• **Given task**: Print only the lines from the top of the data through the line with "Scatter, XAxis, YAxis", both included, skipping every picture.

"""

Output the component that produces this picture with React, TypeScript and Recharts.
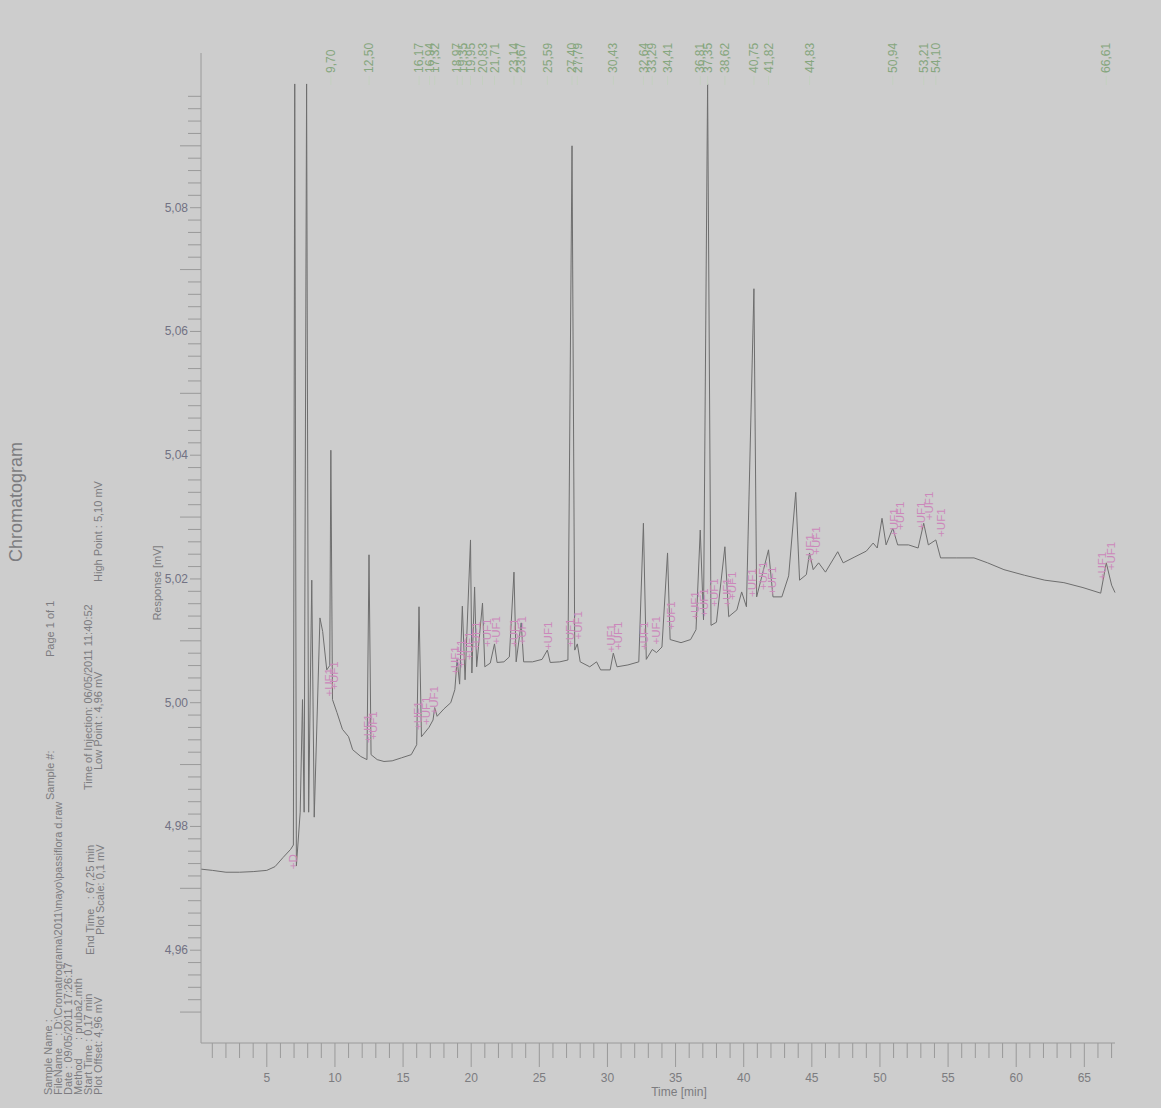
import React from "react";
import { ComposedChart, Line, Scatter, XAxis, YAxis } from "recharts";

// chromatogram trace
const timeMin = [
  0.17, 1.0, 2.0, 3.0, 4.0, 5.0, 5.6, 6.2, 6.75, 6.95, 7.05, 7.17, 7.45, 7.62, 7.74, 7.92, 8.07, 8.3, 8.48, 8.9,
  9.1, 9.4, 9.62, 9.7, 9.82, 10.15, 10.55, 11.0, 11.3, 11.9, 12.35, 12.5, 12.65, 13.1, 13.6, 14.2, 14.9, 15.6, 16.0, 16.17,
  16.35, 16.9, 17.2, 17.32, 17.5, 18.0, 18.5, 18.8, 18.97, 19.15, 19.35, 19.55, 19.95, 20.05, 20.25, 20.4, 20.83, 21.0, 21.4, 21.71,
  21.9, 22.4, 22.8, 23.14, 23.3, 23.67, 23.85, 24.5, 25.2, 25.59, 25.8, 26.5, 27.1, 27.4, 27.6, 27.79, 28.0, 28.7, 29.2, 29.5,
  30.2, 30.43, 30.7, 31.5, 32.3, 32.64, 32.85, 33.29, 33.6, 34.0, 34.41, 34.6, 35.4, 36.1, 36.5, 36.81, 37.05, 37.35, 37.6, 38.0,
  38.62, 38.9, 39.5, 39.85, 40.2, 40.75, 40.95, 41.82, 42.15, 42.8, 43.3, 43.82, 44.1, 44.6, 44.83, 45.1, 45.5, 46.0, 46.9, 47.3,
  48.1, 49.0, 49.5, 49.8, 50.15, 50.45, 50.94, 51.3, 52.1, 52.8, 53.21, 53.55, 54.1, 54.45, 55.6, 56.9, 57.9, 59.1, 60.6, 62.1,
  63.5, 64.9, 66.2, 66.61, 67.0, 67.25,
];
const responseMv = [
  4.9731, 4.9729, 4.9726, 4.9726, 4.9727, 4.9729, 4.9735, 4.975, 4.9763, 4.977, 5.1, 4.9736, 4.9823, 5.0005, 4.9823, 5.1, 4.9823, 5.0198, 4.9815, 5.0137,
  5.0115, 5.0053, 5.006, 5.0408, 5.0005, 4.9984, 4.9957, 4.9945, 4.9924, 4.9913, 4.9908, 5.0239, 4.9916, 4.9908, 4.9905, 4.9906, 4.9911, 4.9916, 4.9932, 5.0155,
  4.9945, 4.996, 4.9972, 4.9992, 4.9978, 4.999, 5.0, 5.0021, 5.007, 5.003, 5.0156, 5.0037, 5.0263, 5.0048, 5.0187, 5.0058, 5.0161, 5.0058, 5.0064, 5.0095,
  5.0065, 5.0066, 5.0074, 5.0211, 5.0066, 5.0129, 5.0066, 5.0066, 5.007, 5.0085, 5.0065, 5.0066, 5.0069, 5.09, 5.0085, 5.0095, 5.0066, 5.0058, 5.0066, 5.0053,
  5.0053, 5.008, 5.0058, 5.0061, 5.0066, 5.029, 5.007, 5.0086, 5.0081, 5.009, 5.0242, 5.0102, 5.0097, 5.0102, 5.0118, 5.0279, 5.0134, 5.1, 5.0125, 5.013,
  5.0252, 5.0139, 5.015, 5.0179, 5.0155, 5.0669, 5.0171, 5.0247, 5.0171, 5.0171, 5.0205, 5.034, 5.0198, 5.0207, 5.0242, 5.0215, 5.0226, 5.0211, 5.0244, 5.0226,
  5.0235, 5.0245, 5.0258, 5.025, 5.0298, 5.0255, 5.0282, 5.0255, 5.0255, 5.025, 5.029, 5.0255, 5.0263, 5.0234, 5.0234, 5.0234, 5.0226, 5.0215, 5.0206, 5.0198,
  5.0194, 5.0186, 5.0177, 5.0226, 5.019, 5.0178,
];

// retention times printed along the top
const peakTimes = [
  9.7, 12.5, 16.17, 16.94, 17.32, 18.97, 19.35, 19.95, 20.83, 21.71, 23.14, 23.67, 25.59, 27.4, 27.79, 30.43, 32.64, 33.29,
  34.41, 36.81, 37.35, 38.62, 40.75, 41.82, 44.83, 50.94, 53.21, 54.1, 66.61,
];

// pink integration marks
const markTimes = [
  6.9, 9.56, 9.93, 12.43, 12.79, 16.1, 16.7, 17.28, 18.82, 19.26, 19.85, 20.37, 21.18, 21.84, 23.16, 23.75, 25.6, 27.28, 27.87, 30.29,
  30.74, 32.65, 33.53, 34.63, 36.4, 37.06, 37.79, 38.75, 39.12, 40.59, 41.4, 42.06, 44.85, 45.3, 51.03, 51.47, 53.01, 53.6, 54.49, 66.32,
  66.99,
];
const markResponse = [
  4.9731, 5.001, 5.0021, 4.9935, 4.994, 4.9956, 4.9964, 4.9981, 5.0045, 5.0056, 5.0069, 5.0085, 5.009, 5.0094, 5.009, 5.0094, 5.0085, 5.009, 5.0102, 5.0081,
  5.0085, 5.0085, 5.0094, 5.0118, 5.0134, 5.0139, 5.0155, 5.0155, 5.0166, 5.0171, 5.0182, 5.0174, 5.0226, 5.0239, 5.0268, 5.0279, 5.0279, 5.0295, 5.0268, 5.0198,
  5.0214,
];

const yLabelTicks = [4.96, 4.98, 5.0, 5.02, 5.04, 5.06, 5.08];
const xLabelTicks = [5, 10, 15, 20, 25, 30, 35, 40, 45, 50, 55, 60, 65];

const headerLines = [
  { x: 48, y: 1095, text: "Sample Name :" },
  { x: 58, y: 1095, text: "FileName    : D:\\Cromatrograma\\2011\\mayo\\passiflora d.raw" },
  { x: 68, y: 1095, text: "Date : 09/05/2011 17:26:17" },
  { x: 78, y: 1095, text: "Method      : pruba2.mth" },
  { x: 88, y: 1095, text: "Start Time : 0,17 min" },
  { x: 98, y: 1095, text: "Plot Offset: 4,96 mV" },
  { x: 90, y: 955, text: "End Time   : 67,25 min" },
  { x: 100, y: 935, text: "Plot Scale: 0,1 mV" },
  { x: 88, y: 790, text: "Time of Injection: 06/05/2011 11:40:52" },
  { x: 98, y: 770, text: "Low Point : 4,96 mV" },
  { x: 98, y: 582, text: "High Point : 5,10 mV" },
  { x: 50, y: 800, text: "Sample #:" },
  { x: 50, y: 657, text: "Page 1 of 1" },
];

const W = 1161;
const H = 1108;
const PLOT_LEFT = 201;
const PLOT_BOTTOM = 1043;
const FONT = "'Liberation Sans', Arial, sans-serif";
const INK = "#7c7c80";

const trace = timeMin.map((t, i) => ({ t, v: responseMv[i] }));
const peakRows = peakTimes.map((t) => ({ t, v: 5.1 }));
const markRows = markTimes.map((t, i) => ({ t, v: markResponse[i], label: i === 0 ? "+D" : "+UF1" }));

const xTicks: number[] = [];
for (let m = 1; m <= 67; m++) xTicks.push(m);
const yTicks: number[] = [];
for (let k = 0; k <= 74; k++) yTicks.push(Math.round((4.95 + k * 0.002) * 1000) / 1000);

const fmt = (v: number, d: number) => v.toFixed(d).replace(".", ",");

function XTick(props: any) {
  const { x, payload } = props;
  const major = xLabelTicks.includes(payload.value);
  return (
    <g>
      <line x1={x} x2={x} y1={PLOT_BOTTOM} y2={PLOT_BOTTOM + (major ? 24 : 15)} stroke="#9a9a9a" strokeWidth={1} />
      {major && (
        <text x={x} y={PLOT_BOTTOM + 39} textAnchor="middle" fontSize={12} fill={INK} fontFamily={FONT}>
          {payload.value}
        </text>
      )}
    </g>
  );
}

function YTick(props: any) {
  const { y, payload } = props;
  const m = Math.round(payload.value * 1000);
  const labelled = yLabelTicks.some((v) => Math.round(v * 1000) === m);
  const mid = m % 10 === 0;
  const len = labelled ? 11 : mid ? 21 : 13;
  return (
    <g>
      <line x1={PLOT_LEFT - len} x2={PLOT_LEFT} y1={y} y2={y} stroke="#9a9a9a" strokeWidth={1} />
      {labelled && (
        <text x={PLOT_LEFT - 13} y={y + 4} textAnchor="end" fontSize={12} fill="#727284" fontFamily={FONT}>
          {fmt(payload.value, 2)}
        </text>
      )}
    </g>
  );
}

function PeakLabel(props: any) {
  const { cx, cy, payload } = props;
  const by = cy - 11;
  return (
    <g>
      <line x1={cx} x2={cx} y1={by + 3} y2={by + 12} stroke="#c4d0c0" strokeWidth={1} />
      <text
        x={cx}
        y={by}
        dy="0.35em"
        transform={`rotate(-90 ${cx} ${by})`}
        fontSize={12}
        fill="#86a67e"
        fontFamily={FONT}
      >
        {fmt(payload.t, 2)}
      </text>
    </g>
  );
}

function MarkLabel(props: any) {
  const { cx, cy, payload } = props;
  return (
    <text
      x={cx}
      y={cy}
      dy="0.35em"
      transform={`rotate(-90 ${cx} ${cy})`}
      fontSize={11.5}
      fill="#cc88bb"
      fontFamily={FONT}
    >
      {payload.label}
    </text>
  );
}

export default function App() {
  return (
    <div style={{ position: "absolute", left: 0, top: 0, width: W, height: H, background: "#cdcdcd" }}>
      <ComposedChart width={W} height={H} margin={{ top: 53, right: 46, bottom: 5, left: 141 }}>
        <XAxis
          type="number"
          dataKey="t"
          domain={[0.17, 67.25]}
          ticks={xTicks}
          interval={0}
          tick={<XTick />}
          tickLine={false}
          axisLine={{ stroke: "#9a9a9a" }}
          height={60}
        />
        <YAxis
          type="number"
          dataKey="v"
          domain={[4.945, 5.105]}
          ticks={yTicks}
          interval={0}
          tick={<YTick />}
          tickLine={false}
          axisLine={{ stroke: "#9a9a9a" }}
          width={60}
        />
        <Line
          data={trace}
          dataKey="v"
          type="linear"
          stroke="#6e6e6e"
          strokeWidth={1}
          dot={false}
          isAnimationActive={false}
        />
        <Scatter data={peakRows} dataKey="v" shape={<PeakLabel />} isAnimationActive={false} />
        <Scatter data={markRows} dataKey="v" shape={<MarkLabel />} isAnimationActive={false} />
      </ComposedChart>
      <svg width={W} height={H} style={{ position: "absolute", left: 0, top: 0, pointerEvents: "none" }}>
        <text x={16} y={562} dy="0.35em" transform="rotate(-90 16 562)" fontSize={18} fill={INK} fontFamily={FONT}>
          Chromatogram
        </text>
        {headerLines.map((l) => (
          <text
            key={l.text}
            x={l.x}
            y={l.y}
            dy="0.35em"
            transform={`rotate(-90 ${l.x} ${l.y})`}
            fontSize={11}
            fill={INK}
            fontFamily={FONT}
            xmlSpace="preserve"
          >
            {l.text}
          </text>
        ))}
        <text x={157} y={583} dy="0.35em" textAnchor="middle" transform="rotate(-90 157 583)" fontSize={11} fill={INK} fontFamily={FONT}>
          Response [mV]
        </text>
        <text x={679} y={1096} textAnchor="middle" fontSize={12} fill={INK} fontFamily={FONT}>
          Time [min]
        </text>
      </svg>
    </div>
  );
}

"""

• **Expected output**:
Output the component that produces this picture with React, TypeScript and Recharts.
import React from "react";
import { ComposedChart, Line, Scatter, XAxis, YAxis } from "recharts";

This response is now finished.